Firstly, recall we have
\[ IG^{\text{pred}} = H[p(\mathcal{D})] - H[p(\mathcal{D} | f)]. \]
The second term is merely the entropy of the Gaussian noise distribution as
\[ p(\mathcal{D}|f) = p(y|X, f) p(X|f) = p(y|X, f) = N_n(y - f(X); 0, \sigma^2 I) \]
since we assume the choice of input location \(X\) is independent from \(f\) and thus \(p(X|f)\) is irrelevant. Therefore, \(H[p(\mathcal{D} | f)]\) is just a constant irrelevant to the choice of \(X\). Note that if we assume the noise is heteroscedastic, i.e. \(\sigma^2\) is a function of \(X\), then we could no longer drop the second term.

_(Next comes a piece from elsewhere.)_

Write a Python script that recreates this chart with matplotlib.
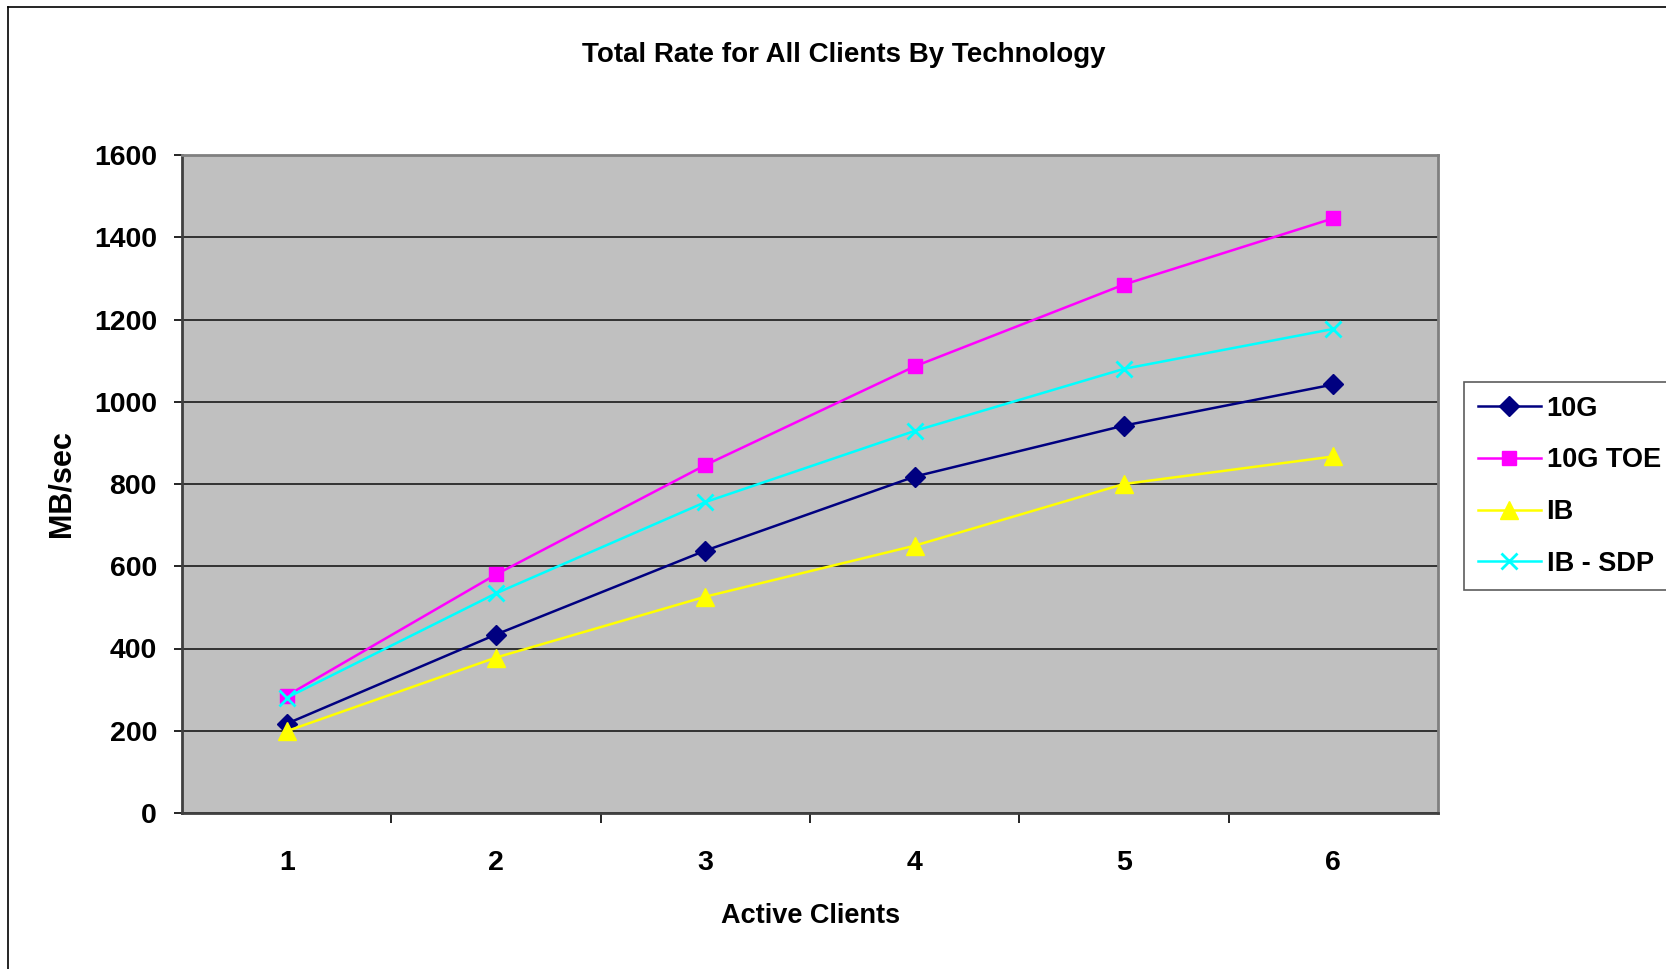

For the first term, we can do a similar derivation and notice that \(p(\mathcal{D})\) is a Gaussian distribution with mean \(\mu(X)\) and covariance \(K(X, X) + \sigma^2 I\), where \(K(X, X)\) is the covariance matrix of the Gaussian process evaluated at \(X\). Therefore, we have
\[ H[p(\mathcal{D})] = \frac{1}{2} \log \det (K(X, X) + \sigma^2 I) + \text{constant} \]
following the entropy of multivariate Gaussian formula. Thus, aggregating things together, we obtained
\[ \begin{split} IG^{\text{pred}} &= \frac{1}{2} \log \det (K(X, X) + \sigma^2 I) - \frac{1}{2} \log \det (\sigma^2 I) + \text{constant} \\ &= \frac{1}{2} \log \det (I + \sigma^{-2} K(X, X)) + \text{constant}. \end{split} \]

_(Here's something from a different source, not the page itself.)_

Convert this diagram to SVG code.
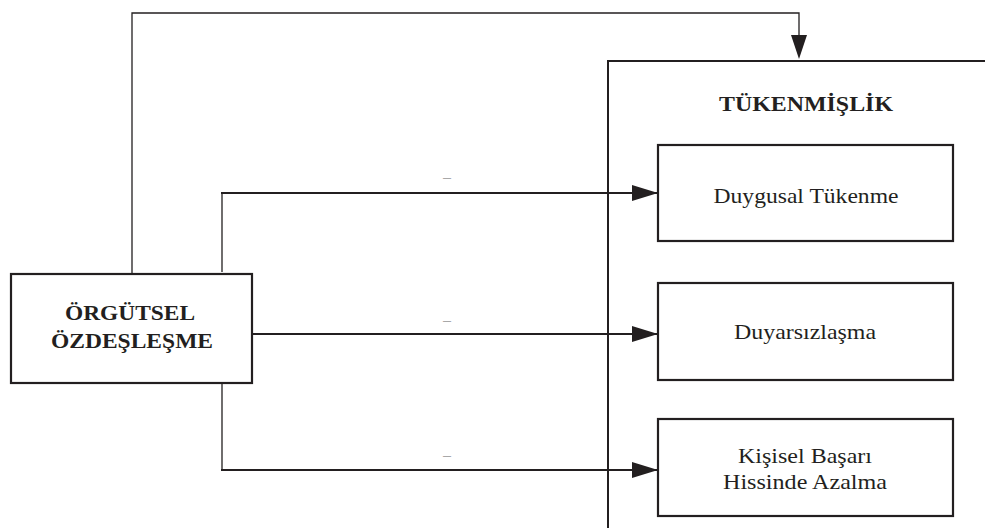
<svg xmlns="http://www.w3.org/2000/svg" width="985" height="528" viewBox="0 0 985 528">
<defs>
<marker id="ah" markerWidth="26" markerHeight="16" refX="26" refY="8" orient="auto" markerUnits="userSpaceOnUse">
<path d="M0,0 L26,8 L0,16 Z" fill="#231f20"/>
</marker>
<style>
.box{fill:#fff;stroke:#231f20;stroke-width:2.2}
.ln{fill:none;stroke:#231f20;stroke-width:2}
.thin{fill:none;stroke:#231f20;stroke-width:1.3}
text{font-family:"Liberation Serif","Times New Roman",serif;fill:#231f20;text-anchor:middle;font-size:22px}
.b{font-weight:bold;font-size:21px}
.m{font-size:14px;fill:#666}
</style>
</defs>
<g id="connectors">
<path class="thin" d="M132,274 V13 H799 V38"/>
<path d="M791,35 L799,59 L807,35 Z" fill="#231f20"/>
<path class="thin" d="M222,272 V193"/>
<path class="ln" d="M221,193 H658" marker-end="url(#ah)"/>
<path class="ln" d="M252,334 H658" marker-end="url(#ah)"/>
<path class="thin" d="M222,383 V470"/>
<path class="ln" d="M221,470 H658" marker-end="url(#ah)"/>
<text class="m" x="447" y="182" textLength="8" lengthAdjust="spacingAndGlyphs">–</text>
<text class="m" x="447" y="325" textLength="8" lengthAdjust="spacingAndGlyphs">–</text>
<text class="m" x="447" y="460" textLength="8" lengthAdjust="spacingAndGlyphs">–</text>
</g>
<g id="tukenmislik">
<path class="ln" d="M608,528 V61 H985" stroke-width="2.2"/>
<text class="b" x="806" y="111" textLength="174" lengthAdjust="spacingAndGlyphs">TÜKENMİŞLİK</text>
</g>
<g id="orgutsel">
<rect class="box" x="11" y="274" width="241" height="109"/>
<text class="b" x="130" y="320" textLength="130" lengthAdjust="spacingAndGlyphs">ÖRGÜTSEL</text>
<text class="b" x="132" y="348" textLength="162" lengthAdjust="spacingAndGlyphs">ÖZDEŞLEŞME</text>
</g>
<g id="duygusal">
<rect class="box" x="658" y="145" width="295" height="96"/>
<text x="806" y="203" textLength="185" lengthAdjust="spacingAndGlyphs">Duygusal Tükenme</text>
</g>
<g id="duyarsizlasma">
<rect class="box" x="658" y="283" width="295" height="97"/>
<text x="805" y="339" textLength="142" lengthAdjust="spacingAndGlyphs">Duyarsızlaşma</text>
</g>
<g id="kisisel">
<rect class="box" x="658" y="419" width="295" height="97"/>
<text x="805" y="463" textLength="134" lengthAdjust="spacingAndGlyphs">Kişisel Başarı</text>
<text x="805" y="489" textLength="164" lengthAdjust="spacingAndGlyphs">Hissinde Azalma</text>
</g>
</svg>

In the special case where \(X\) only has one point, i.e. \(X = x\), we have \(K(X, X) = k(x, x)\), which is the predictive variance of the Gaussian process at \(x\). Therefore, we have obtained that expected information gain about the predictive distribution of \(f\) from a single observation at \(x\) is a monotone transformation of the predictive variance at \(x\), thus the two approaches of active learning with maximising predictive EIG and uncertainty sampling are equivalent.
A reference for this derivation can be Section 8.4 of Krause and Hübotter (2025).